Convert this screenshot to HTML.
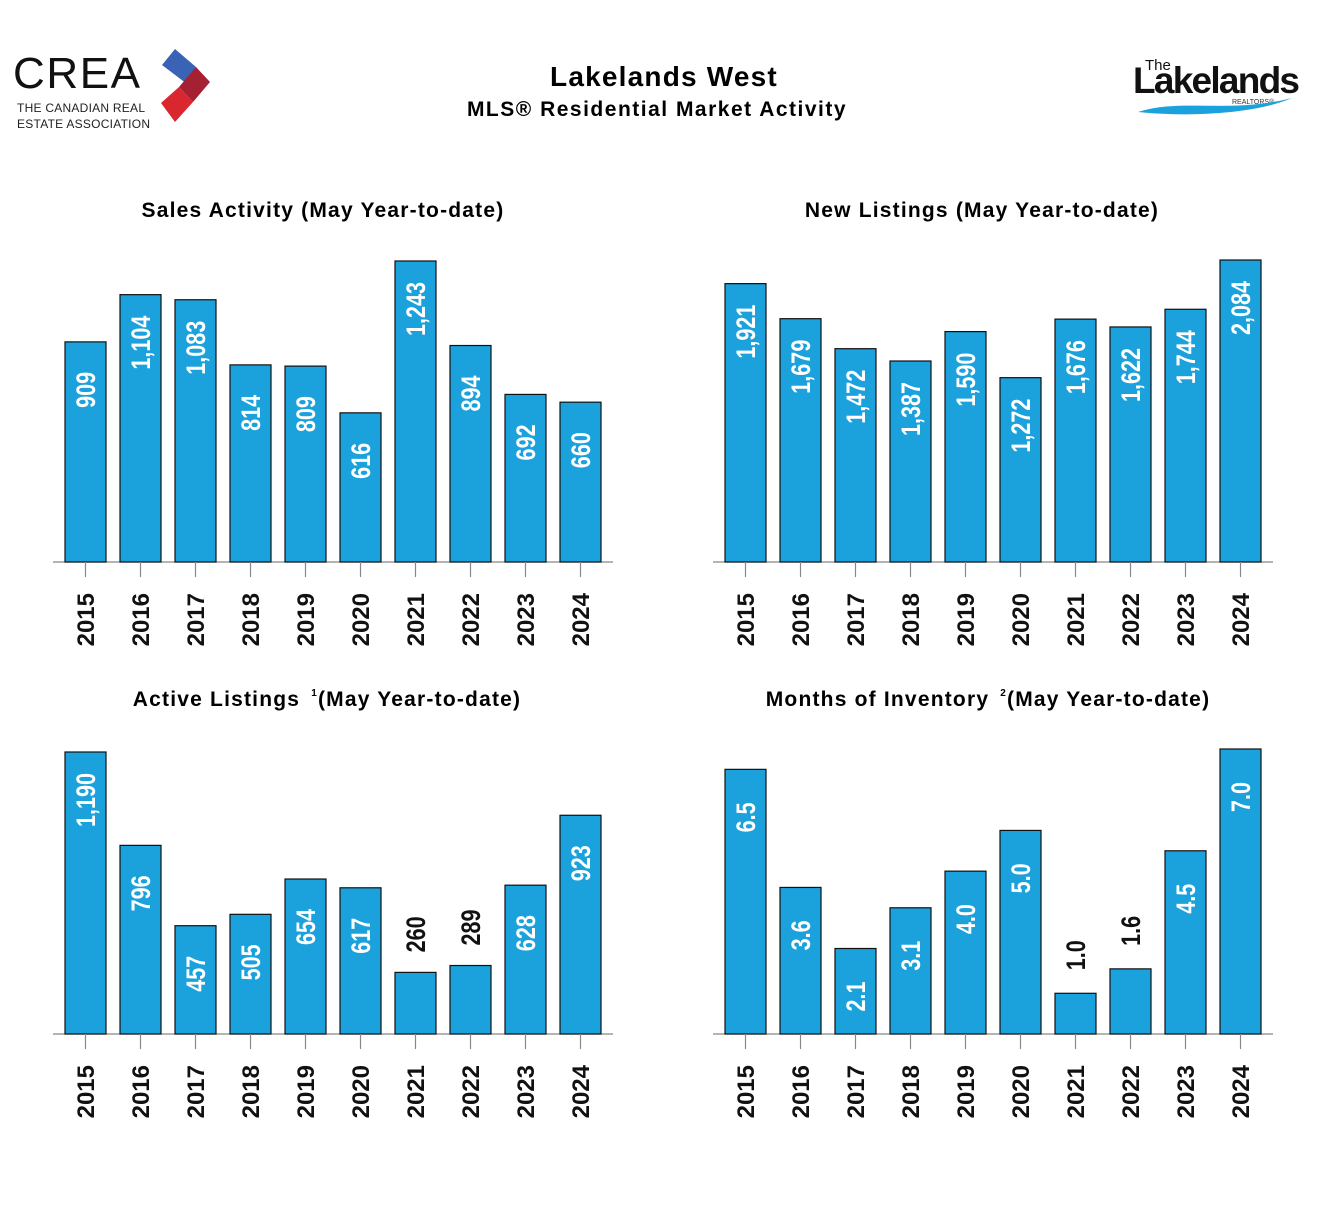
<!DOCTYPE html>
<html><head><meta charset="utf-8">
<style>
body{margin:0;background:#fff;width:1342px;height:1206px;overflow:hidden;font-family:"Liberation Sans",sans-serif;}
svg{position:absolute;left:0;top:0}
</style></head>
<body>
<svg width="1342" height="1206" xmlns="http://www.w3.org/2000/svg" id="root">
  <g>
    <text x="13" y="88" font-size="44" font-family="Liberation Sans,sans-serif" fill="#111" letter-spacing="-1" textLength="126">CREA</text>
    <text x="17" y="112" font-size="12" fill="#222" textLength="128">THE CANADIAN REAL</text>
    <text x="17" y="128" font-size="12" fill="#222" textLength="133">ESTATE ASSOCIATION</text>
    <polygon points="175,49 196,67 187,84 162,65" fill="#3a63b5"/>
    <polygon points="196,67 210,82 193,102 179,87" fill="#a62033"/>
    <polygon points="179,87 193,102 175,122 161,103" fill="#d9262f"/>
  </g>
  <g>
    <text x="664" y="86" font-size="28" font-weight="bold" text-anchor="middle" letter-spacing="1.2">Lakelands West</text>
    <text x="657" y="116" font-size="21" font-weight="bold" text-anchor="middle" letter-spacing="1.5">MLS® Residential Market Activity</text>
  </g>
  <g>
    <text x="1145" y="70" font-size="15" fill="#111">The</text>
    <text x="1133" y="93" font-size="37" font-weight="bold" fill="#111" textLength="167">Lakelands</text>
    <text x="1232" y="104" font-size="7" fill="#333">REALTORS®</text>
    <path d="M1138,112 C1180,98 1230,114 1292,98 C1260,112 1200,118 1138,112Z" fill="#1ba2dc"/>
  </g>
  <g id="charts"></g>
</svg>
<script>
const years = ["2015","2016","2017","2018","2019","2020","2021","2022","2023","2024"];
const salesValues = [909,1104,1083,814,809,616,1243,894,692,660];
const salesLabels = ["909","1,104","1,083","814","809","616","1,243","894","692","660"];
const newListingsValues = [1921,1679,1472,1387,1590,1272,1676,1622,1744,2084];
const newListingsLabels = ["1,921","1,679","1,472","1,387","1,590","1,272","1,676","1,622","1,744","2,084"];
const activeValues = [1190,796,457,505,654,617,260,289,628,923];
const activeLabels = ["1,190","796","457","505","654","617","260","289","628","923"];
const moiValues = [6.5,3.6,2.1,3.1,4.0,5.0,1.0,1.6,4.5,7.0];
const moiLabels = ["6.5","3.6","2.1","3.1","4.0","5.0","1.0","1.6","4.5","7.0"];

const NS="http://www.w3.org/2000/svg";
const root=document.getElementById('charts');
function mk(tag,attrs,parent){const e=document.createElementNS(NS,tag);for(const k in attrs)e.setAttribute(k,attrs[k]);parent.appendChild(e);return e;}

function chart(name,title,sup,titleX,titleY,x0,base,vals,labels,maxV,maxH){
  const g=mk('g',{},root);
  
  
  const t=mk('text',{x:titleX,y:titleY,'font-size':21,'font-weight':'bold','text-anchor':'middle','letter-spacing':1.2},g);
  
  
  if(sup){
    t.innerHTML=title[0]+'<tspan font-size="10" dy="-10" dx="4">'+sup+'</tspan><tspan dy="10">'+title[1]+'</tspan>';
  } else t.textContent=title;
  const yScale=v=>v/maxV*maxH;
  const ax=mk('line',{x1:x0-12,x2:x0+548,y1:base,y2:base,stroke:'#888','stroke-width':1.2},g);
  
  
  vals.forEach((v,i)=>{
    const bx=x0+i*55, cx=bx+20.5, h=yScale(v), top=base-h;
    const r=mk('rect',{x:bx,y:top,width:41,height:h,fill:'#1ba1dc',stroke:'#111','stroke-width':1.2},g);
    
    
    const tk=mk('line',{x1:cx,x2:cx,y1:base,y2:base+15,stroke:'#888','stroke-width':1.2},g);
    
    
    const yl=mk('text',{'font-size':24,'font-weight':'bold','text-anchor':'end',fill:'#111'},g);
    yl.setAttribute('transform',`translate(${cx+8.5},${base+31}) rotate(-90)`);
    yl.textContent=years[i];
    
    
    const inside=h>75;
    const cy=inside?top+48:top-38;
    const vl=mk('text',{transform:`translate(${cx+9.5},${cy}) rotate(-90) scale(0.8,1)`,'font-size':27,'font-weight':'bold','text-anchor':'middle',fill:inside?'#fff':'#111'},g);
    vl.textContent=labels[i];
    
    
  });
}
chart('sales-chart','Sales Activity (May Year-to-date)',null,323,217,65,562,salesValues,salesLabels,1243,301);
chart('new-listings-chart','New Listings (May Year-to-date)',null,982,217,725,562,newListingsValues,newListingsLabels,2084,302);
chart('active-listings-chart',['Active Listings ','(May Year-to-date)'],'1',327,706,65,1034,activeValues,activeLabels,1190,282);
chart('months-inventory-chart',['Months of Inventory ','(May Year-to-date)'],'2',988,706,725,1034,moiValues,moiLabels,7.0,285);
</script>
</body></html>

- **Task prompt**: Each line of the data should be quoted exactly, with pictures left out.

- **Task answer**:
Convert this screenshot to HTML.
<!DOCTYPE html>
<html><head><meta charset="utf-8">
<style>
body{margin:0;background:#fff;width:1342px;height:1206px;overflow:hidden;font-family:"Liberation Sans",sans-serif;}
svg{position:absolute;left:0;top:0}
</style></head>
<body>
<svg width="1342" height="1206" xmlns="http://www.w3.org/2000/svg" id="root">
  <g>
    <text x="13" y="88" font-size="44" font-family="Liberation Sans,sans-serif" fill="#111" letter-spacing="-1" textLength="126">CREA</text>
    <text x="17" y="112" font-size="12" fill="#222" textLength="128">THE CANADIAN REAL</text>
    <text x="17" y="128" font-size="12" fill="#222" textLength="133">ESTATE ASSOCIATION</text>
    <polygon points="175,49 196,67 187,84 162,65" fill="#3a63b5"/>
    <polygon points="196,67 210,82 193,102 179,87" fill="#a62033"/>
    <polygon points="179,87 193,102 175,122 161,103" fill="#d9262f"/>
  </g>
  <g>
    <text x="664" y="86" font-size="28" font-weight="bold" text-anchor="middle" letter-spacing="1.2">Lakelands West</text>
    <text x="657" y="116" font-size="21" font-weight="bold" text-anchor="middle" letter-spacing="1.5">MLS® Residential Market Activity</text>
  </g>
  <g>
    <text x="1145" y="70" font-size="15" fill="#111">The</text>
    <text x="1133" y="93" font-size="37" font-weight="bold" fill="#111" textLength="167">Lakelands</text>
    <text x="1232" y="104" font-size="7" fill="#333">REALTORS®</text>
    <path d="M1138,112 C1180,98 1230,114 1292,98 C1260,112 1200,118 1138,112Z" fill="#1ba2dc"/>
  </g>
  <g id="charts"></g>
</svg>
<script>
const years = ["2015","2016","2017","2018","2019","2020","2021","2022","2023","2024"];
const salesValues = [909,1104,1083,814,809,616,1243,894,692,660];
const salesLabels = ["909","1,104","1,083","814","809","616","1,243","894","692","660"];
const newListingsValues = [1921,1679,1472,1387,1590,1272,1676,1622,1744,2084];
const newListingsLabels = ["1,921","1,679","1,472","1,387","1,590","1,272","1,676","1,622","1,744","2,084"];
const activeValues = [1190,796,457,505,654,617,260,289,628,923];
const activeLabels = ["1,190","796","457","505","654","617","260","289","628","923"];
const moiValues = [6.5,3.6,2.1,3.1,4.0,5.0,1.0,1.6,4.5,7.0];
const moiLabels = ["6.5","3.6","2.1","3.1","4.0","5.0","1.0","1.6","4.5","7.0"];

const NS="http://www.w3.org/2000/svg";
const root=document.getElementById('charts');
function mk(tag,attrs,parent){const e=document.createElementNS(NS,tag);for(const k in attrs)e.setAttribute(k,attrs[k]);parent.appendChild(e);return e;}

function chart(name,title,sup,titleX,titleY,x0,base,vals,labels,maxV,maxH){
  const g=mk('g',{},root);
  
  
  const t=mk('text',{x:titleX,y:titleY,'font-size':21,'font-weight':'bold','text-anchor':'middle','letter-spacing':1.2},g);
  
  
  if(sup){
    t.innerHTML=title[0]+'<tspan font-size="10" dy="-10" dx="4">'+sup+'</tspan><tspan dy="10">'+title[1]+'</tspan>';
  } else t.textContent=title;
  const yScale=v=>v/maxV*maxH;
  const ax=mk('line',{x1:x0-12,x2:x0+548,y1:base,y2:base,stroke:'#888','stroke-width':1.2},g);
  
  
  vals.forEach((v,i)=>{
    const bx=x0+i*55, cx=bx+20.5, h=yScale(v), top=base-h;
    const r=mk('rect',{x:bx,y:top,width:41,height:h,fill:'#1ba1dc',stroke:'#111','stroke-width':1.2},g);
    
    
    const tk=mk('line',{x1:cx,x2:cx,y1:base,y2:base+15,stroke:'#888','stroke-width':1.2},g);
    
    
    const yl=mk('text',{'font-size':24,'font-weight':'bold','text-anchor':'end',fill:'#111'},g);
    yl.setAttribute('transform',`translate(${cx+8.5},${base+31}) rotate(-90)`);
    yl.textContent=years[i];
    
    
    const inside=h>75;
    const cy=inside?top+48:top-38;
    const vl=mk('text',{transform:`translate(${cx+9.5},${cy}) rotate(-90) scale(0.8,1)`,'font-size':27,'font-weight':'bold','text-anchor':'middle',fill:inside?'#fff':'#111'},g);
    vl.textContent=labels[i];
    
    
  });
}
chart('sales-chart','Sales Activity (May Year-to-date)',null,323,217,65,562,salesValues,salesLabels,1243,301);
chart('new-listings-chart','New Listings (May Year-to-date)',null,982,217,725,562,newListingsValues,newListingsLabels,2084,302);
chart('active-listings-chart',['Active Listings ','(May Year-to-date)'],'1',327,706,65,1034,activeValues,activeLabels,1190,282);
chart('months-inventory-chart',['Months of Inventory ','(May Year-to-date)'],'2',988,706,725,1034,moiValues,moiLabels,7.0,285);
</script>
</body></html>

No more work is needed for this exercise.